Recovery doesn’t define me, but it is a part of me.

I’ve accepted that I’m in the middle of the toughest journey in my life. That recovery is leading me to a life that I can be free. A life where I’m not trapped by my thoughts. Where I’m not trapped by food or exercise. A life where I’m simply just myself. But the thing is, I’ve hit a point in my recovery that’s similar to when I first started. It’s time to take another leap of faith, but I’m scared. I’m scared to fully trust this process and let go of the eating disorder fully. My therapist describes it as if I’m standing on a crumbling block. I can either leap forward to the next block, or I can leap backwards to the previous block. Do I want to take steps backward in my recovery? Obviously not. I wish I could just keep pushing forward without hesitation or questions. But you have to understand, I’ve struggled with my identity for a majority of my life. How do I be me when I don’t know who I am without my disordered perceptions and behaviors?

“You’re so skinny! How can you eat like shit and look like that?!”

*I want to preface this by saying that there will inevitably be a separate post about my limited palate & my struggles with nutrition*

It feels like my whole life has been people commenting on my size. How I’m lucky to be blessed with a fast metabolism. I’m lucky that I can eat whatever I want and not get fat. I’m so cute and little. Yeah, when I grew boobs in Italy it was cool to show that cleavage off, but why did I feel so obligated to do that? Why did I have to look for another part of my body to define me? It’s what I’ve known. Our society is so obsessed with looks and fitness and diet culture, that the only way I felt accepted was to leverage some piece of my body to gain attention. And that is so insanely fucked up. I know that I’m incredibly smart. I have a quirky, outgoing personality. My heart is so big and I care so deeply about everyone in my life that it’s hard to find time to care that deeply about myself. So why was I not showing these traits off? Why did I allow myself to hide behind the body image that I thought identified me? Is it because the second I started capitalizing on the 2 hour workouts and salad diet that I got compliments and attention for looking fit? Is it because I realized I loved how powerful it made me feel? That I could only feel power and adrenaline and then nothing at all? Well I’ll let you know when I find that answer because it’s something I’m still figuring out myself. I know it goes back to my childhood (because doesn’t it all?), but it’s been a real mindfuck trying to find one simple answer. Because there isn’t one.

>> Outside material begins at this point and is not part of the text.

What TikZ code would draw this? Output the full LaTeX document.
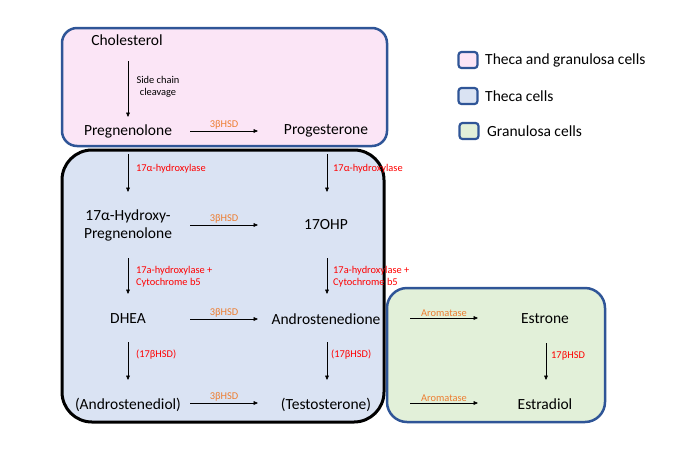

So no, I’m not okay. But I will be.

Yeah life is hard. It has its ups and downs and all of the moments in between. But hey, that’s better than nothing at all. That numbness I used to only feel? I wasn’t living. I was breathing, but I wasn’t living. And now? Now I’m living with the consequences of my actions. It’s been hard to forgive myself for putting my body and mind through the torture that I did. For missing out on so much throughout my life because I was too afraid to admit that I needed help. That I struggled with anxiety and depression. That I didn’t know how to communicate my feelings or thoughts. I was afraid to be open and I was afraid to be me because I didn’t want to be rejected by society. But you know what? Fuck society. Fuck the pressure that it puts on us to fit into some small box that it’s created for us. I’m ready to start living my life for me. I’m done living for society and these twisted misconceptions I have about how I’m viewed by others. It’s time to let people in. To be vulnerable and admit when I’m not okay. To unapologetically explore who I am, who I want to be, explore the passions that I have, to discover new passions, and to accept the inevitable challenges that are going to come with exploring this new woman that I’m becoming. Because life isn’t all rainbows and butterflies, remember?